## START DATASET EXCERPTS

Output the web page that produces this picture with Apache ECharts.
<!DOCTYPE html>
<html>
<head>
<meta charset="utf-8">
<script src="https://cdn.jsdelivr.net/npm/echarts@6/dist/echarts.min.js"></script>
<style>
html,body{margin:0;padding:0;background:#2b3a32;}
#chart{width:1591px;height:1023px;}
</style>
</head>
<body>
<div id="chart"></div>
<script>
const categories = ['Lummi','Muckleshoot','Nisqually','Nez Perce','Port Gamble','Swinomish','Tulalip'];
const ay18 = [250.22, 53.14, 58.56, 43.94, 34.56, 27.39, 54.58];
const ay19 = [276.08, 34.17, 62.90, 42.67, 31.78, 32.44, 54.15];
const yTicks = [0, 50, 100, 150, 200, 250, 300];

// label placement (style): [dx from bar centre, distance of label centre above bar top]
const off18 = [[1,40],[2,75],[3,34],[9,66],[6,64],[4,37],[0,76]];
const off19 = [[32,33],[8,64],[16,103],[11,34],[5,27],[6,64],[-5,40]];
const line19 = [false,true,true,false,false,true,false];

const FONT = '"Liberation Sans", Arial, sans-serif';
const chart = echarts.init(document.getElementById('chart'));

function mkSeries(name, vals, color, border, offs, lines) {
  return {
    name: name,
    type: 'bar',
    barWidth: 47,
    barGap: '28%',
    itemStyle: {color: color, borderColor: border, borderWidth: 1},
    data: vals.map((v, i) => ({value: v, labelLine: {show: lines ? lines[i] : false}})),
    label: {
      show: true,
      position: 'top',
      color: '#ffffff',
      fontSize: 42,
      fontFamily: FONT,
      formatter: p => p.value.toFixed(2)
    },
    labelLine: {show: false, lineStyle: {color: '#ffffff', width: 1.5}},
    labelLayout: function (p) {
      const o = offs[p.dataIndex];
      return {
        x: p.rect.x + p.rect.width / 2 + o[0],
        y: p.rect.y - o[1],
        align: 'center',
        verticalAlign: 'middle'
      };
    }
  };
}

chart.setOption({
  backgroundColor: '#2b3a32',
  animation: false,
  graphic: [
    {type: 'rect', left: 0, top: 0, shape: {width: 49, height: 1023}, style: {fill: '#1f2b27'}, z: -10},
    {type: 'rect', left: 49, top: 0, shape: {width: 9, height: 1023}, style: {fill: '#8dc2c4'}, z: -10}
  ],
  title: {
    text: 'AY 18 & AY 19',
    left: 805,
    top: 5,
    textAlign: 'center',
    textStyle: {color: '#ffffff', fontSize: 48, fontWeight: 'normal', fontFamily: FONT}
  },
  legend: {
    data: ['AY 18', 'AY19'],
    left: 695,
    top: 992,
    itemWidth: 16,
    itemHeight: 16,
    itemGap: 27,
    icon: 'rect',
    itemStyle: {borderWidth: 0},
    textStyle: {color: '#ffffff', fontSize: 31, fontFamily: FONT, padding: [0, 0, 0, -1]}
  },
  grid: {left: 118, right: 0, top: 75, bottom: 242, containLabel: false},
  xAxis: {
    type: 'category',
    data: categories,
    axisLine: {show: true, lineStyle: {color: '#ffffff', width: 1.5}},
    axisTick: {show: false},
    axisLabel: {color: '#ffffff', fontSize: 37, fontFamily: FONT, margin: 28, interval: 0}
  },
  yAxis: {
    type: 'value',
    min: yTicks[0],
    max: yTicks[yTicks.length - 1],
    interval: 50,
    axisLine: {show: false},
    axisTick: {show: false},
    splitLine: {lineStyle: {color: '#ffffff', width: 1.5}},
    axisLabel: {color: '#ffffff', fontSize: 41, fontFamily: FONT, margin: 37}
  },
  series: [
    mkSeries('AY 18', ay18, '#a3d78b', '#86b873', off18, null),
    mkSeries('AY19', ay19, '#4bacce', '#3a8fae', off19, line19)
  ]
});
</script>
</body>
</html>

## END DATASET EXCERPTS
## START DATASET EXCERPTS

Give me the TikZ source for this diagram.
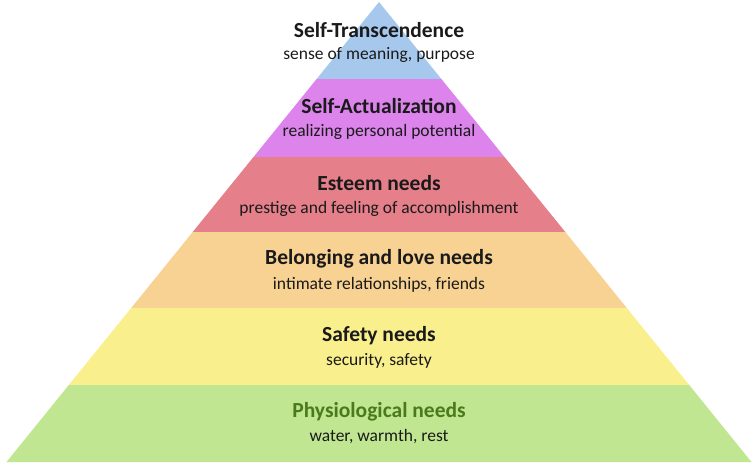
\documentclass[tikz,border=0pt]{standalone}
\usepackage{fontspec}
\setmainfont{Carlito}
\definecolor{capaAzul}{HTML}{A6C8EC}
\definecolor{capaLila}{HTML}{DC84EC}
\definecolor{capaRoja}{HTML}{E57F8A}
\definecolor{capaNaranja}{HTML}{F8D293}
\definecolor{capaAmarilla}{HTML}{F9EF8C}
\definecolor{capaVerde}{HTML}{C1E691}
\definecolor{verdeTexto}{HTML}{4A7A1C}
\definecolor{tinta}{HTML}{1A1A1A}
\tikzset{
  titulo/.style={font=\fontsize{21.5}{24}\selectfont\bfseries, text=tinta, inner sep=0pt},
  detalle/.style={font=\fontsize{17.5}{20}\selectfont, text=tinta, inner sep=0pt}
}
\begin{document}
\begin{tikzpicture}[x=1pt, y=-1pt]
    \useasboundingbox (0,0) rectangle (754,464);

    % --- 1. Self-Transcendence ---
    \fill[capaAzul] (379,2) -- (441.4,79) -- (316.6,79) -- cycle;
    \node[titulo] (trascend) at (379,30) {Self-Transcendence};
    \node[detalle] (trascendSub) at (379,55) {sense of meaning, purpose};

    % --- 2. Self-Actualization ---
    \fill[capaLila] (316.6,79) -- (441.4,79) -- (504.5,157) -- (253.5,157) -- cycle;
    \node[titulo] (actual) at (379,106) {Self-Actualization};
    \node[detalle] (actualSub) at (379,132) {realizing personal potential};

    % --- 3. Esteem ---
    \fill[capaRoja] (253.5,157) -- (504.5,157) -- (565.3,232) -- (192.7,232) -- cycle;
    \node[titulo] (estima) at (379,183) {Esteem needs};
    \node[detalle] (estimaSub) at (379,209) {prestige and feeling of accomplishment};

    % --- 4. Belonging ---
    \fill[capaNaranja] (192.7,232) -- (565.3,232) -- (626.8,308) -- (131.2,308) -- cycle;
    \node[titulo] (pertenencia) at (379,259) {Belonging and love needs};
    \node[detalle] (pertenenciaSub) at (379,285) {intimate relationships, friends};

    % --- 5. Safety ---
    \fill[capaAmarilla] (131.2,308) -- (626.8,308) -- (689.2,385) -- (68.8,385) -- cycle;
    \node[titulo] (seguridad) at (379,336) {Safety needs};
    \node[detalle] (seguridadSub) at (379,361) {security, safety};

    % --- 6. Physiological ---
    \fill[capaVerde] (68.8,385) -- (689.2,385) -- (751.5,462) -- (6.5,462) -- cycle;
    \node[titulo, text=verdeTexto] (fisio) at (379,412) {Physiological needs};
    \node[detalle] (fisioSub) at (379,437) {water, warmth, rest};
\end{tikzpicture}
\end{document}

## END DATASET EXCERPTS

▸ WRITTEN PROBLEM: Using the entries above, extract exactly the span from the line with "Output the web" to the line with "const yTicks = [0, 50, 100, 150, 200, 250, 300];", both lines included; leave out everything else.

▸ TASK RESPONSE:
Output the web page that produces this picture with Apache ECharts.
<!DOCTYPE html>
<html>
<head>
<meta charset="utf-8">
<script src="https://cdn.jsdelivr.net/npm/echarts@6/dist/echarts.min.js"></script>
<style>
html,body{margin:0;padding:0;background:#2b3a32;}
#chart{width:1591px;height:1023px;}
</style>
</head>
<body>
<div id="chart"></div>
<script>
const categories = ['Lummi','Muckleshoot','Nisqually','Nez Perce','Port Gamble','Swinomish','Tulalip'];
const ay18 = [250.22, 53.14, 58.56, 43.94, 34.56, 27.39, 54.58];
const ay19 = [276.08, 34.17, 62.90, 42.67, 31.78, 32.44, 54.15];
const yTicks = [0, 50, 100, 150, 200, 250, 300];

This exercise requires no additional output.